=== Task instructions ===
Carry none of the pictures over; set down the material below exactly.

=== Collected material ===
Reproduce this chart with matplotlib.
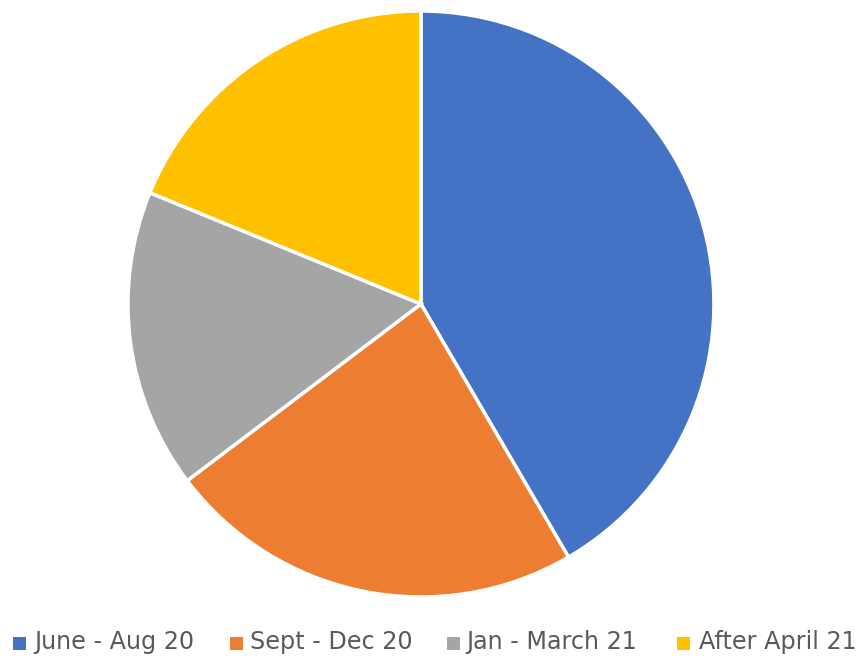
import matplotlib
matplotlib.use("Agg")
import matplotlib.pyplot as plt
from matplotlib.patches import Rectangle

categories = ["June - Aug 20", "Sept - Dec 20", "Jan - March 21", "After April 21"]
values = [41.6, 23.1, 16.5, 18.8]
colors = ["#4472C4", "#ED7D31", "#A5A5A5", "#FFC000"]

W, H = 864, 659
fig = plt.figure(figsize=(W / 100, H / 100), dpi=100)
ax = fig.add_axes([0.1481, 0.0941, 0.6782, 0.8892])
ax.pie(values, colors=colors, startangle=90, counterclock=False, radius=1,
       wedgeprops=dict(edgecolor="white", linewidth=2.5))
ax.set_xlim(-1.0, 1.0)
ax.set_ylim(-1.0, 1.0)
ax.set_aspect("equal")
ax.axis("off")

# legend laid out manually to match the reference spacing
marker_x = [13, 230, 447, 677]
text_x = [34, 250, 466, 699]
for c, lab, mx, tx in zip(colors, categories, marker_x, text_x):
    fig.patches.append(Rectangle((mx / W, 1 - 650 / H), 13 / W, 13 / H,
                                 transform=fig.transFigure, facecolor=c,
                                 edgecolor="none"))
    fig.text(tx / W, 1 - 649 / H, lab, ha="left", va="baseline",
             fontsize=17.2, color="#595959", family="DejaVu Sans")

fig.savefig("out.png", dpi=100, facecolor="white")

=== Full answer ===
Reproduce this chart with matplotlib.
import matplotlib
matplotlib.use("Agg")
import matplotlib.pyplot as plt
from matplotlib.patches import Rectangle

categories = ["June - Aug 20", "Sept - Dec 20", "Jan - March 21", "After April 21"]
values = [41.6, 23.1, 16.5, 18.8]
colors = ["#4472C4", "#ED7D31", "#A5A5A5", "#FFC000"]

W, H = 864, 659
fig = plt.figure(figsize=(W / 100, H / 100), dpi=100)
ax = fig.add_axes([0.1481, 0.0941, 0.6782, 0.8892])
ax.pie(values, colors=colors, startangle=90, counterclock=False, radius=1,
       wedgeprops=dict(edgecolor="white", linewidth=2.5))
ax.set_xlim(-1.0, 1.0)
ax.set_ylim(-1.0, 1.0)
ax.set_aspect("equal")
ax.axis("off")

# legend laid out manually to match the reference spacing
marker_x = [13, 230, 447, 677]
text_x = [34, 250, 466, 699]
for c, lab, mx, tx in zip(colors, categories, marker_x, text_x):
    fig.patches.append(Rectangle((mx / W, 1 - 650 / H), 13 / W, 13 / H,
                                 transform=fig.transFigure, facecolor=c,
                                 edgecolor="none"))
    fig.text(tx / W, 1 - 649 / H, lab, ha="left", va="baseline",
             fontsize=17.2, color="#595959", family="DejaVu Sans")

fig.savefig("out.png", dpi=100, facecolor="white")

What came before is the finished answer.